__Objective__:
Omit the pictures and print exactly the lines of the listing below, starting at the first and ending at the line containing "below=of rm2, minimum".

───── Dataset extract ─────

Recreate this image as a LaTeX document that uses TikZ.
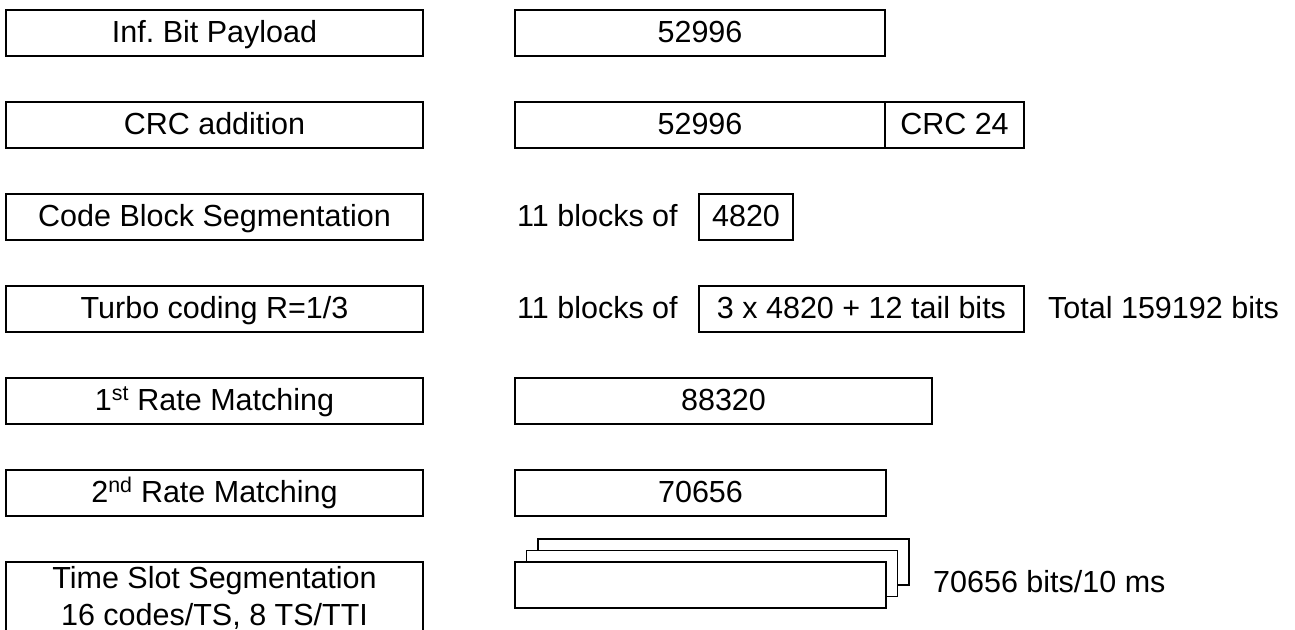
\documentclass[tikz,border=0pt]{standalone}
\usepackage{fontspec}
\setmainfont{Liberation Sans}
\usetikzlibrary{positioning}

\begin{document}
\begin{tikzpicture}[
    node distance=46pt and 92pt,
    box/.style={draw, rectangle, line width=1.5pt, outer sep=0pt, inner sep=0pt, font=\fontsize{30.5}{37}\selectfont},
    oneline/.style={text height=23pt, text depth=5pt},
    stage/.style={box, oneline, minimum width=417pt, minimum height=46pt},
    field/.style={box, oneline, minimum width=#1, minimum height=46pt},
    note/.style={inner sep=0pt, oneline, font=\fontsize{30.5}{37}\selectfont},
    slot/.style={draw, line width=1.5pt, fill=white, outer sep=0pt, minimum width=371pt, minimum height=46pt, inner sep=0pt}
]
\clip (0pt,0pt) rectangle (1295pt,-629pt);

% Left column: processing stages
\node[stage] (payload) at (214.5pt,-33pt) {Inf.\ Bit Payload};
\node[stage, below=of payload] (crcadd) {CRC addition};
\node[stage, below=of crcadd] (cbseg) {Code Block Segmentation};
\node[stage, below=of cbseg] (turbo) {Turbo coding R=1/3};
\node[stage, below=of turbo] (rm1) {1\textsuperscript{st} Rate Matching};
\node[stage, below=of rm1] (rm2) {2\textsuperscript{nd} Rate Matching};
\node[box, below=of rm2, minimum width=417pt, minimum height=71pt, align=center] (tsseg) {Time Slot Segmentation\\16 codes/TS, 8 TS/TTI};

% Right column: bit counts per stage
\node[field=370pt, right=of payload] (pay) {52996};
\node[field=370pt, right=of crcadd] (data) {52996};
\node[field=139pt, right=0pt of data] (crc) {CRC 24};
\node[note, right=of cbseg, xshift=2pt] (nblk1) {11 blocks of};
\node[field=94pt, right=276pt of cbseg] (cblock) {4820};
\node[note, right=of turbo, xshift=2pt] (nblk2) {11 blocks of};
\node[field=325pt, right=276pt of turbo] (tblock) {3 x 4820 + 12 tail bits};
\node[note, right=24pt of tblock] (total) {Total 159192 bits};
\node[field=417pt, right=of rm1] (rmout1) {88320};
\node[field=371pt, right=of rm2] (rmout2) {70656};

% Stacked time slots (back to front)
\node[slot, anchor=north west] (slot3) at ([xshift=115pt, yshift=23pt]tsseg.north east) {};
\node[slot, anchor=north west] (slot2) at ([xshift=103.5pt, yshift=11.5pt]tsseg.north east) {};
\node[slot, anchor=north west] (slot1) at ([xshift=92pt]tsseg.north east) {};
\node[note, right=47pt of slot1, yshift=2pt] (rate) {70656 bits/10 ms};

\end{tikzpicture}
\end{document}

─────

__Reply to the exercise__:
Recreate this image as a LaTeX document that uses TikZ.
\documentclass[tikz,border=0pt]{standalone}
\usepackage{fontspec}
\setmainfont{Liberation Sans}
\usetikzlibrary{positioning}

\begin{document}
\begin{tikzpicture}[
    node distance=46pt and 92pt,
    box/.style={draw, rectangle, line width=1.5pt, outer sep=0pt, inner sep=0pt, font=\fontsize{30.5}{37}\selectfont},
    oneline/.style={text height=23pt, text depth=5pt},
    stage/.style={box, oneline, minimum width=417pt, minimum height=46pt},
    field/.style={box, oneline, minimum width=#1, minimum height=46pt},
    note/.style={inner sep=0pt, oneline, font=\fontsize{30.5}{37}\selectfont},
    slot/.style={draw, line width=1.5pt, fill=white, outer sep=0pt, minimum width=371pt, minimum height=46pt, inner sep=0pt}
]
\clip (0pt,0pt) rectangle (1295pt,-629pt);

% Left column: processing stages
\node[stage] (payload) at (214.5pt,-33pt) {Inf.\ Bit Payload};
\node[stage, below=of payload] (crcadd) {CRC addition};
\node[stage, below=of crcadd] (cbseg) {Code Block Segmentation};
\node[stage, below=of cbseg] (turbo) {Turbo coding R=1/3};
\node[stage, below=of turbo] (rm1) {1\textsuperscript{st} Rate Matching};
\node[stage, below=of rm1] (rm2) {2\textsuperscript{nd} Rate Matching};
\node[box, below=of rm2, minimum width=417pt, minimum height=71pt, align=center] (tsseg) {Time Slot Segmentation\\16 codes/TS, 8 TS/TTI};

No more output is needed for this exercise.